To be done: Exactly the lines from the start of the data below through the line that contains "(ex1) at (45,54)" are to be copied, with pictures left out.

# # #

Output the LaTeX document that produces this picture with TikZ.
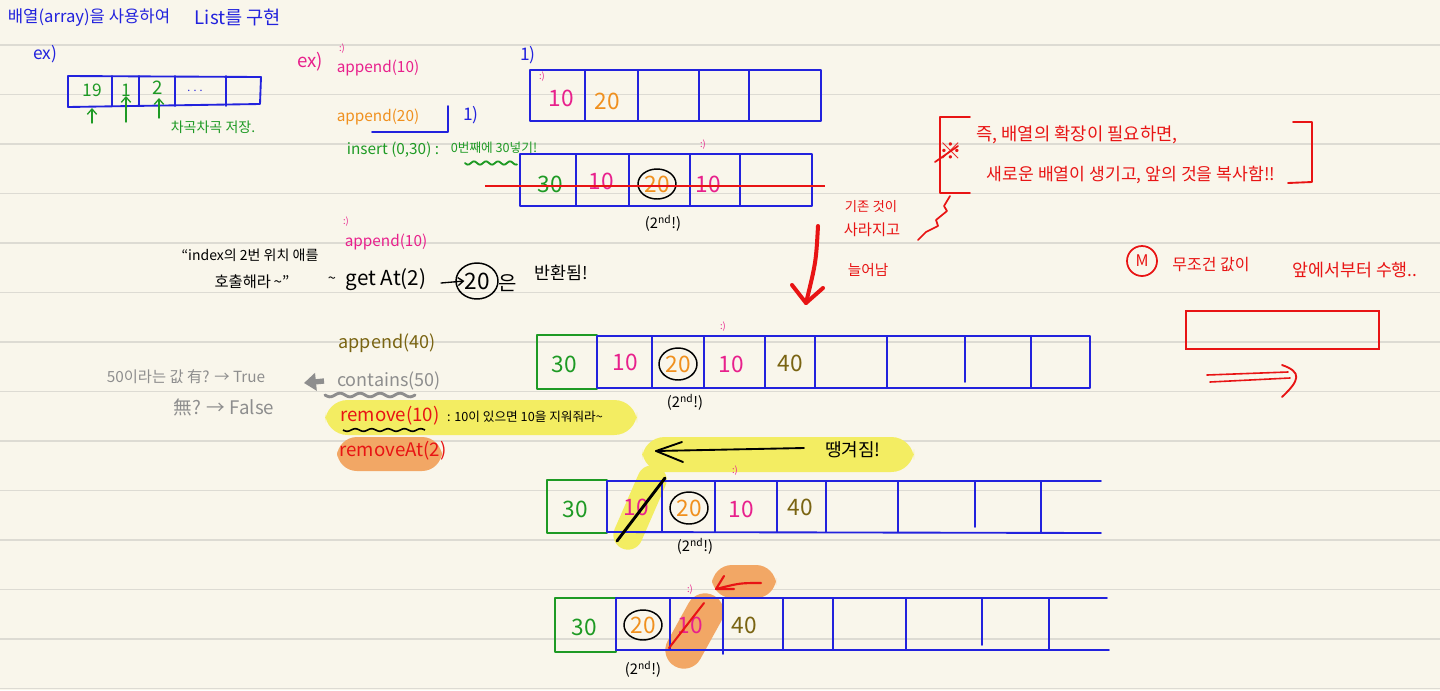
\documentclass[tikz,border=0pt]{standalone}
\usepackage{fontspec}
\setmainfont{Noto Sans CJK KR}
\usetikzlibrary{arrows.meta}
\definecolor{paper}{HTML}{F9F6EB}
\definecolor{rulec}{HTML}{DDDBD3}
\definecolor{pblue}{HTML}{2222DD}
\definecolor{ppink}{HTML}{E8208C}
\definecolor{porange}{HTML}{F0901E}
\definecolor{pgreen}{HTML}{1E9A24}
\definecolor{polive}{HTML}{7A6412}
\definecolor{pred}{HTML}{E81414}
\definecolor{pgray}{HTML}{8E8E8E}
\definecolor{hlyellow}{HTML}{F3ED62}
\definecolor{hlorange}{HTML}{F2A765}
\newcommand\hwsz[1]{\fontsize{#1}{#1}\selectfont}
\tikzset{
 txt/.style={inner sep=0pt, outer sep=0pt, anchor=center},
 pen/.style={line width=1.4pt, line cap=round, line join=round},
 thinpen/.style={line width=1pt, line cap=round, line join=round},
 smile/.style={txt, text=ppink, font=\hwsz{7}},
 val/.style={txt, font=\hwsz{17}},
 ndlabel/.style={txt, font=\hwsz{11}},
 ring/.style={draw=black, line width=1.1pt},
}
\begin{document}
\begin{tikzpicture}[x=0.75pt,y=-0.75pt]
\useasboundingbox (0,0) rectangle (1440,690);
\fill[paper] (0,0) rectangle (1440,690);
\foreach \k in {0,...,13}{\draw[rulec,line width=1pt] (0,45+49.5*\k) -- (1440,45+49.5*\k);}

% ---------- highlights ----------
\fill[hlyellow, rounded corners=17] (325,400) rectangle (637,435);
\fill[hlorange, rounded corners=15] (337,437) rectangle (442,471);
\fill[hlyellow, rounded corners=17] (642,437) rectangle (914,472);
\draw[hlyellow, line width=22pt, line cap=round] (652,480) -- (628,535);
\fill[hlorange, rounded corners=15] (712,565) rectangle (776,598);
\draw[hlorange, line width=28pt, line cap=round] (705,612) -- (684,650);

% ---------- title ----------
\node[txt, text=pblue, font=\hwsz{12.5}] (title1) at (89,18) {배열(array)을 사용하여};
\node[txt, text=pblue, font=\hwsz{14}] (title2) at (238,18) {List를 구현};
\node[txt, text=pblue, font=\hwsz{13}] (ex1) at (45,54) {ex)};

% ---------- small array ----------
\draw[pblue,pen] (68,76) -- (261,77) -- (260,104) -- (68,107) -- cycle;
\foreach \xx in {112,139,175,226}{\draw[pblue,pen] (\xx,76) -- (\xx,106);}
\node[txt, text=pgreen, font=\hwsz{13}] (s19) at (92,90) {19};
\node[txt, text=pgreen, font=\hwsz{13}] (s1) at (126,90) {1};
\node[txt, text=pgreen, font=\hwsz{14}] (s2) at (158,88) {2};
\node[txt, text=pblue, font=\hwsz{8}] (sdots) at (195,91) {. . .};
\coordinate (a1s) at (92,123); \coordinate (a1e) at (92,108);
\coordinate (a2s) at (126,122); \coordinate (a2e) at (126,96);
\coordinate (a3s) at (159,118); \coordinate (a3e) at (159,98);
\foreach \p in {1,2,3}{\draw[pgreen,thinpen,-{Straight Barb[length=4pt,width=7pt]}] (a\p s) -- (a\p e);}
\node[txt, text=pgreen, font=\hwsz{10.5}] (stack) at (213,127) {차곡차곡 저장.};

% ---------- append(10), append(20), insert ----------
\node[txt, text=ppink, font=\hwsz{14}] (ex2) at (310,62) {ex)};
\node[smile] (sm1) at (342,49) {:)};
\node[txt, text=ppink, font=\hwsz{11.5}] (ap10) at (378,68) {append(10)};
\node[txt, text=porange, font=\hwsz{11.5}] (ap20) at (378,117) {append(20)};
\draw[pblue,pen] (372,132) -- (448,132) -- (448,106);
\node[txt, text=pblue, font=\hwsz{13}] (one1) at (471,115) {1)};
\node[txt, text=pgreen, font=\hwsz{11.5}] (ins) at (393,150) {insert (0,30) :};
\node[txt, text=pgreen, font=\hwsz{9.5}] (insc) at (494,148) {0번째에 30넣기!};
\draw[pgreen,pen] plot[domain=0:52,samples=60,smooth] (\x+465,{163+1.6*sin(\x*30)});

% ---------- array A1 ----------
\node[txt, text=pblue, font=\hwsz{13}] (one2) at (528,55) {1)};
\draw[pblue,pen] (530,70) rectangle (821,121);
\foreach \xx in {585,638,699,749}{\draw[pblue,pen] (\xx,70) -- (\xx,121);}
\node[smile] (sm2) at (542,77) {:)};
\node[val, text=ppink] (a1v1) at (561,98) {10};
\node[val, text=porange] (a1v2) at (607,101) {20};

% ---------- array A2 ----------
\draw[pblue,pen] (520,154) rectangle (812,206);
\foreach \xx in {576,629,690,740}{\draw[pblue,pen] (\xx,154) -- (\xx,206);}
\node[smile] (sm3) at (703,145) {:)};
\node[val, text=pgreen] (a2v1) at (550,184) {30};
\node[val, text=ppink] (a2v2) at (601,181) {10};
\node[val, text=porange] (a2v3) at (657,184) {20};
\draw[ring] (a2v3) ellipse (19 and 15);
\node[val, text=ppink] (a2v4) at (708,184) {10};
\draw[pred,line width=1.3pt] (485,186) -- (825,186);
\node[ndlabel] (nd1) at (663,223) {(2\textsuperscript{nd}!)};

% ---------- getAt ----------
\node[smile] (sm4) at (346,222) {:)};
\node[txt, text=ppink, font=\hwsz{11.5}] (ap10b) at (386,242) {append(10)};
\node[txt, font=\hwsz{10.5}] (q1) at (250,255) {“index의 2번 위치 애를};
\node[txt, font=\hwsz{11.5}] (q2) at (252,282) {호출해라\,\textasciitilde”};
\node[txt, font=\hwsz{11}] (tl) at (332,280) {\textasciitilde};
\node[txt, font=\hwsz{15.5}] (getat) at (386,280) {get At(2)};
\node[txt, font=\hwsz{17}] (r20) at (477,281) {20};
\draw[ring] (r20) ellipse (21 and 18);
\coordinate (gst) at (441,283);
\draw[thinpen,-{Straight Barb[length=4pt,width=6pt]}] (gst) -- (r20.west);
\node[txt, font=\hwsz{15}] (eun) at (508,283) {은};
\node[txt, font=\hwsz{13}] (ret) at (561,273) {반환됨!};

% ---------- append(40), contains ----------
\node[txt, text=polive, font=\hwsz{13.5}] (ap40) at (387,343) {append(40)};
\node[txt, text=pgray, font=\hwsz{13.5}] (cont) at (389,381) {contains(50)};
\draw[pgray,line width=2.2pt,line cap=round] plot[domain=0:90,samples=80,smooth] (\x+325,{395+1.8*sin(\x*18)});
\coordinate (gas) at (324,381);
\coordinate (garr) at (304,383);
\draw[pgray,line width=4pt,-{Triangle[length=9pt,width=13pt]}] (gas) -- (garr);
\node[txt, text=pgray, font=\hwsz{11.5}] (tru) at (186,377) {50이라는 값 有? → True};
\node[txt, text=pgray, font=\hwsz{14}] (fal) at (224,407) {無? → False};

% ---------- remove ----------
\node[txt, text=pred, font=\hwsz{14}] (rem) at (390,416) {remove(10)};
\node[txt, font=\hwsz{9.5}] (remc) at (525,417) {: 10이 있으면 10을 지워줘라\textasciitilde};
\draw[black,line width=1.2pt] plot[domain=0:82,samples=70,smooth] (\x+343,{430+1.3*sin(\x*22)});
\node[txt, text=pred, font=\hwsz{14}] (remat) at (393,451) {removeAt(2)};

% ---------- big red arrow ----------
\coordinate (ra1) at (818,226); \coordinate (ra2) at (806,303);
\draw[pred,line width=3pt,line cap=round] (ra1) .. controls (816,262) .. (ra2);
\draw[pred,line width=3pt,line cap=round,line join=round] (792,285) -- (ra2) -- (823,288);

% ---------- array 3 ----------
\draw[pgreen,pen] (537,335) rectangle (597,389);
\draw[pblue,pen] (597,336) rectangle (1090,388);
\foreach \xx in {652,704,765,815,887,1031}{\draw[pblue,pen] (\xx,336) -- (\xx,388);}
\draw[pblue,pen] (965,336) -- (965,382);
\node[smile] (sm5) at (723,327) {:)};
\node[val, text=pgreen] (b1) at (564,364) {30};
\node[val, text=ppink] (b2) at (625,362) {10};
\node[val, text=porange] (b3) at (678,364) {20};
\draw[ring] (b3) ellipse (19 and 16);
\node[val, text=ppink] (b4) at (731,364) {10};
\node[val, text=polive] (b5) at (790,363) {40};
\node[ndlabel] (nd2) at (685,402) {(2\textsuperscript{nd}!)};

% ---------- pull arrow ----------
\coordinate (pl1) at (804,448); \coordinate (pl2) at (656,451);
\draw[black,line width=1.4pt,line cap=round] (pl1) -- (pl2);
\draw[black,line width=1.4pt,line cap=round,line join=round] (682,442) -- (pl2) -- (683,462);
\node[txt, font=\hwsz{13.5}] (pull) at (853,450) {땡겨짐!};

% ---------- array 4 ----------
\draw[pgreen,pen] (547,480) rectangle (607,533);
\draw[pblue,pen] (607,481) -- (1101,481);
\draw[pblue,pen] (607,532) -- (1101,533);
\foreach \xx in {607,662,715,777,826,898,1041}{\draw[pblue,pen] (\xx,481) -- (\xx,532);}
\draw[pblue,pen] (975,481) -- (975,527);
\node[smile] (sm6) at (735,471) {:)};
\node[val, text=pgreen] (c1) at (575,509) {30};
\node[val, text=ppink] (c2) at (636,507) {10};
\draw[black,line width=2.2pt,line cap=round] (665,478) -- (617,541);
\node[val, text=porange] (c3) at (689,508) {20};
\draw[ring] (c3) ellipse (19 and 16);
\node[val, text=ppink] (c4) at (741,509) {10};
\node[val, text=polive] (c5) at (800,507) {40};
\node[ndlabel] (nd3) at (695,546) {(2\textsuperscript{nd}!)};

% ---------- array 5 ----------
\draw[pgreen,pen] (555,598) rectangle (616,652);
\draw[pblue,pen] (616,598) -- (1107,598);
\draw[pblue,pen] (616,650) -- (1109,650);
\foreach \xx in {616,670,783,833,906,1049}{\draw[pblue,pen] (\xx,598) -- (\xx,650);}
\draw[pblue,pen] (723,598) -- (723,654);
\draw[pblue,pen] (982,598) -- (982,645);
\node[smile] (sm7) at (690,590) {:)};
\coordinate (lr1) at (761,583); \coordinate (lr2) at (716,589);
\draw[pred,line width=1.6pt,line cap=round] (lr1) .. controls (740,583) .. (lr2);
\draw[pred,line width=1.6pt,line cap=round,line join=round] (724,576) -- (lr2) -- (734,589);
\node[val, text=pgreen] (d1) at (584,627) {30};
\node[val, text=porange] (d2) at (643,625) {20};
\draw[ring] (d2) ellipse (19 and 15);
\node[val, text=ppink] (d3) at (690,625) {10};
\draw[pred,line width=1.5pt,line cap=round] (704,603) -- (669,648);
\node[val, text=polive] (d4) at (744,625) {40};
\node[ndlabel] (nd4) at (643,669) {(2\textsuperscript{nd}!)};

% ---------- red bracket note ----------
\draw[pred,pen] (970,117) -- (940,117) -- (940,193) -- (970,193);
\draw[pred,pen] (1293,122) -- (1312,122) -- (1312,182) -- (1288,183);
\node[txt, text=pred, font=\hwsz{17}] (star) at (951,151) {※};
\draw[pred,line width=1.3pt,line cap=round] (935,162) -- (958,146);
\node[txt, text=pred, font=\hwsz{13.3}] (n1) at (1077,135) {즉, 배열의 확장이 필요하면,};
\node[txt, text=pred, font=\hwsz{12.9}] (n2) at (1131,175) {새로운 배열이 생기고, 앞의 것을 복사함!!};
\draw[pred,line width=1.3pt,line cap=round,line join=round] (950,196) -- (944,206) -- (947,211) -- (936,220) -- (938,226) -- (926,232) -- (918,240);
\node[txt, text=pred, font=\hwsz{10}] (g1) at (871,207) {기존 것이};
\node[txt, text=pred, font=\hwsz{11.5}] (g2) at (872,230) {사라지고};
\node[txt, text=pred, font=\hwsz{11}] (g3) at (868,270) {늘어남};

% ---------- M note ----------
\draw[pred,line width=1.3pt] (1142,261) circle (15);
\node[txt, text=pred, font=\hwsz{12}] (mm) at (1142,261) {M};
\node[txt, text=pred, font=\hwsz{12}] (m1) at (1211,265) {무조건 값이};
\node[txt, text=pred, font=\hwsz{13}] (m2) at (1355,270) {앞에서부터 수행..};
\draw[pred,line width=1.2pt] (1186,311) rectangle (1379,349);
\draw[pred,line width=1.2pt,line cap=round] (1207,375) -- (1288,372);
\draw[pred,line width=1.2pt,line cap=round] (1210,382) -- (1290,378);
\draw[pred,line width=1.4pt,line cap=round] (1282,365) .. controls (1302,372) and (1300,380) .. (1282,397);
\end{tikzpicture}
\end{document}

# # #

The result:
Output the LaTeX document that produces this picture with TikZ.
\documentclass[tikz,border=0pt]{standalone}
\usepackage{fontspec}
\setmainfont{Noto Sans CJK KR}
\usetikzlibrary{arrows.meta}
\definecolor{paper}{HTML}{F9F6EB}
\definecolor{rulec}{HTML}{DDDBD3}
\definecolor{pblue}{HTML}{2222DD}
\definecolor{ppink}{HTML}{E8208C}
\definecolor{porange}{HTML}{F0901E}
\definecolor{pgreen}{HTML}{1E9A24}
\definecolor{polive}{HTML}{7A6412}
\definecolor{pred}{HTML}{E81414}
\definecolor{pgray}{HTML}{8E8E8E}
\definecolor{hlyellow}{HTML}{F3ED62}
\definecolor{hlorange}{HTML}{F2A765}
\newcommand\hwsz[1]{\fontsize{#1}{#1}\selectfont}
\tikzset{
 txt/.style={inner sep=0pt, outer sep=0pt, anchor=center},
 pen/.style={line width=1.4pt, line cap=round, line join=round},
 thinpen/.style={line width=1pt, line cap=round, line join=round},
 smile/.style={txt, text=ppink, font=\hwsz{7}},
 val/.style={txt, font=\hwsz{17}},
 ndlabel/.style={txt, font=\hwsz{11}},
 ring/.style={draw=black, line width=1.1pt},
}
\begin{document}
\begin{tikzpicture}[x=0.75pt,y=-0.75pt]
\useasboundingbox (0,0) rectangle (1440,690);
\fill[paper] (0,0) rectangle (1440,690);
\foreach \k in {0,...,13}{\draw[rulec,line width=1pt] (0,45+49.5*\k) -- (1440,45+49.5*\k);}

% ---------- highlights ----------
\fill[hlyellow, rounded corners=17] (325,400) rectangle (637,435);
\fill[hlorange, rounded corners=15] (337,437) rectangle (442,471);
\fill[hlyellow, rounded corners=17] (642,437) rectangle (914,472);
\draw[hlyellow, line width=22pt, line cap=round] (652,480) -- (628,535);
\fill[hlorange, rounded corners=15] (712,565) rectangle (776,598);
\draw[hlorange, line width=28pt, line cap=round] (705,612) -- (684,650);

% ---------- title ----------
\node[txt, text=pblue, font=\hwsz{12.5}] (title1) at (89,18) {배열(array)을 사용하여};
\node[txt, text=pblue, font=\hwsz{14}] (title2) at (238,18) {List를 구현};
\node[txt, text=pblue, font=\hwsz{13}] (ex1) at (45,54) {ex)};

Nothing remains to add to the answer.